One issue Hemmerdinger was open about was fares. He explained that “keeping them affordable” is in everyone’s best interest and that’s what he hopes to do.

“Nobody wants to raise fares, but the price of oil goes up, the labor costs go up,” he said. “It’s the world we live in. Our job is to keep them as affordable as possible.”

Still, while he was chairman of the Citizens Budget Commission, the group made recommendations on how to balance the MTA’s budget, including higher fares for riders and more tolls and fees for motorists, published reports said.

Published reports also said that Hemmerdinger’s wife has given $40,000 to Spitzer campaign committees since 2000. She also hosted a Democratic Party fund-raiser at the Hemmerdingers’ Central Park South penthouse in May.

. . .

Hemmerdinger, 62, who spends several days a week at Atlas Park, has known the governor for almost 30 years, saying they likely met on the tennis courts.
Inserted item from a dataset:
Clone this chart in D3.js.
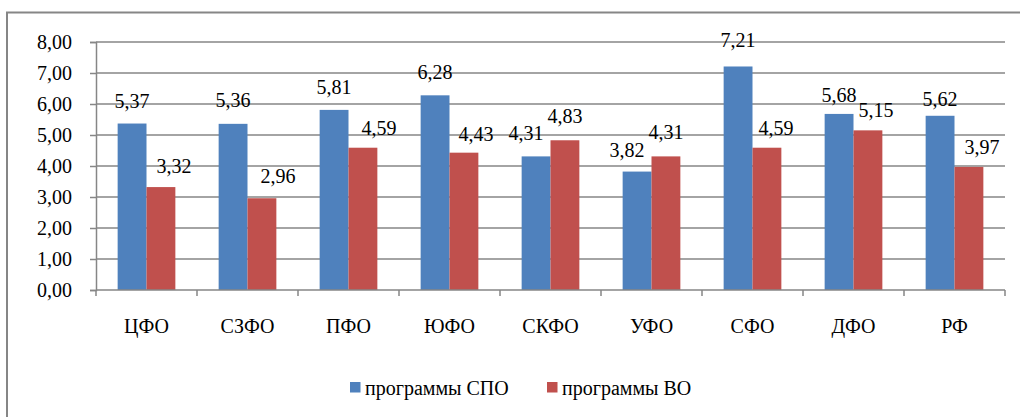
<!DOCTYPE html>
<html>
	<head>
		<meta charset="utf-8">
		<script src="https://d3js.org/d3.v7.min.js"></script>
	</head>
	<body style="margin:0">
		<script type="text/javascript">
			//Data
			var categories = ["ЦФО", "СЗФО", "ПФО", "ЮФО", "СКФО", "УФО", "СФО", "ДФО", "РФ"];
			var seriesNames = ["программы СПО", "программы ВО"];
			var spoValues = [5.37, 5.36, 5.81, 6.28, 4.31, 3.82, 7.21, 5.68, 5.62];
			var voValues = [3.32, 2.96, 4.59, 4.43, 4.83, 4.31, 4.59, 5.15, 3.97];
			var yTicks = [0, 1, 2, 3, 4, 5, 6, 7, 8];

			//Label nudges (the labels were dragged by hand in the original)
			var labelDx = [[0, 0, 0, 0, -10, -10, 0, 0, 0], [13, 16, 16, 12, 0, 0, 9, 8, 13]];
			var labelGap = [[16, 17, 16, 16, 16, 15, 19, 12, 10], [14, 15, 13, 12, 17, 17, 13, 13, 13]];

			var colors = ["#4F81BD", "#C0504D"];
			var gridColor = "#868686";
			var serif = "'Liberation Serif'";

			//Width and height
			var w = 1020;
			var h = 417;

			var svg = d3.select("body")
						.append("svg")
						.attr("width", w)
						.attr("height", h);

			//outer frame, runs off the right and bottom edges
			svg.append("rect")
				.attr("x", 7)
				.attr("y", 12.5)
				.attr("width", 1100)
				.attr("height", 500)
				.attr("fill", "none")
				.attr("stroke", gridColor)
				.attr("stroke-width", 2);

			var comma = d3.formatLocale({decimal: ",", thousands: " ", grouping: [3], currency: ["", ""]}).format(".2f");

			var x0 = d3.scaleBand()
				.domain(categories)
				.range([96, 1005])
				.padding(0);
			var x1 = d3.scaleBand()
				.domain([0, 1])
				.range([0, x0.bandwidth()])
				.paddingInner(0)
				.paddingOuter(0.75);
			var y = d3.scaleLinear()
				.domain([0, 8])
				.range([290, 42]);

			function serifText(sel) {
				sel.attr("font-family", "Liberation Serif")
					.style("font-family", serif)
					.style("font-size", "20px")
					.attr("fill", "#000");
			}

			//gridlines
			svg.append("g")
				.selectAll("line")
				.data(yTicks.slice(1))
				.enter()
				.append("line")
				.attr("x1", 96)
				.attr("x2", 1005)
				.attr("y1", function(d) { return y(d); })
				.attr("y2", function(d) { return y(d); })
				.attr("stroke", gridColor)
				.attr("stroke-width", 1.5);

			//y axis
			var yAxis = svg.append("g")
				.attr("transform", "translate(96,0)")
				.call(d3.axisLeft(y).tickValues(yTicks).tickSize(6).tickPadding(18).tickFormat(comma));
			yAxis.attr("font-family", null).attr("font-size", null);
			yAxis.select(".domain").attr("stroke", gridColor).attr("stroke-width", 1.5);
			yAxis.selectAll(".tick line").attr("stroke", gridColor).attr("stroke-width", 1.5);
			yAxis.selectAll("text").call(serifText);

			//bars
			var all = [spoValues, voValues];
			all.forEach(function(vals, s) {
				svg.append("g")
					.selectAll("rect")
					.data(vals)
					.enter()
					.append("rect")
					.attr("x", function(d, i) { return x0(categories[i]) + x1(s); })
					.attr("y", function(d) { return y(d); })
					.attr("width", x1.bandwidth())
					.attr("height", function(d) { return y(0) - y(d); })
					.attr("fill", colors[s]);

				svg.append("g")
					.selectAll("text")
					.data(vals)
					.enter()
					.append("text")
					.attr("x", function(d, i) { return x0(categories[i]) + x1(s) + x1.bandwidth() / 2 + labelDx[s][i]; })
					.attr("y", function(d, i) { return y(d) - labelGap[s][i]; })
					.attr("text-anchor", "middle")
					.call(serifText)
					.text(function(d) { return comma(d); });
			});

			//x axis
			var xAxisG = svg.append("g");
			xAxisG.append("line")
				.attr("x1", 96).attr("x2", 1005)
				.attr("y1", y(0)).attr("y2", y(0))
				.attr("stroke", gridColor)
				.attr("stroke-width", 1.5);
			var bounds = categories.map(function(c) { return x0(c); }).concat([x0.range()[1]]);
			xAxisG.selectAll(".xt")
				.data(bounds)
				.enter()
				.append("line")
				.attr("x1", function(d) { return d; })
				.attr("x2", function(d) { return d; })
				.attr("y1", y(0))
				.attr("y2", y(0) + 6)
				.attr("stroke", gridColor)
				.attr("stroke-width", 1.5);
			xAxisG.selectAll("text")
				.data(categories)
				.enter()
				.append("text")
				.attr("x", function(d) { return x0(d) + x0.bandwidth() / 2; })
				.attr("y", 333)
				.attr("text-anchor", "middle")
				.call(serifText)
				.text(function(d) { return d; });

			//legend
			var legendX = [350, 547];
			var legend = svg.append("g")
				.selectAll("g")
				.data(seriesNames)
				.enter()
				.append("g")
				.attr("transform", function(d, i) { return "translate(" + legendX[i] + ",382)"; });
			legend.append("rect")
				.attr("width", 10.5)
				.attr("height", 10.5)
				.attr("fill", function(d, i) { return colors[i]; });
			legend.append("text")
				.attr("x", 15)
				.attr("y", 13)
				.call(serifText)
				.text(function(d) { return d; });
		</script>
	</body>
</html>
They have a long-standing relationship, and though he wouldn’t speculate on policy, he said one of his goals is to inform riders of the MTA’s responsibilities so that they can better understand the services afforded.

“Education of the public is what one needs to do,” Hemmerdinger said. “To have people understand as best they can what the MTA does and how it’s funded. I think there is a lot of misinformation about that. The more people know, the more they understand.”

“I think it’s really neat,” he added. “How often do you get a chance to help 2 billion-plus riders every year? What a great way to help your fellow human beings. I think it’s great to be in a position to do that. My only job is to do good for the riders.”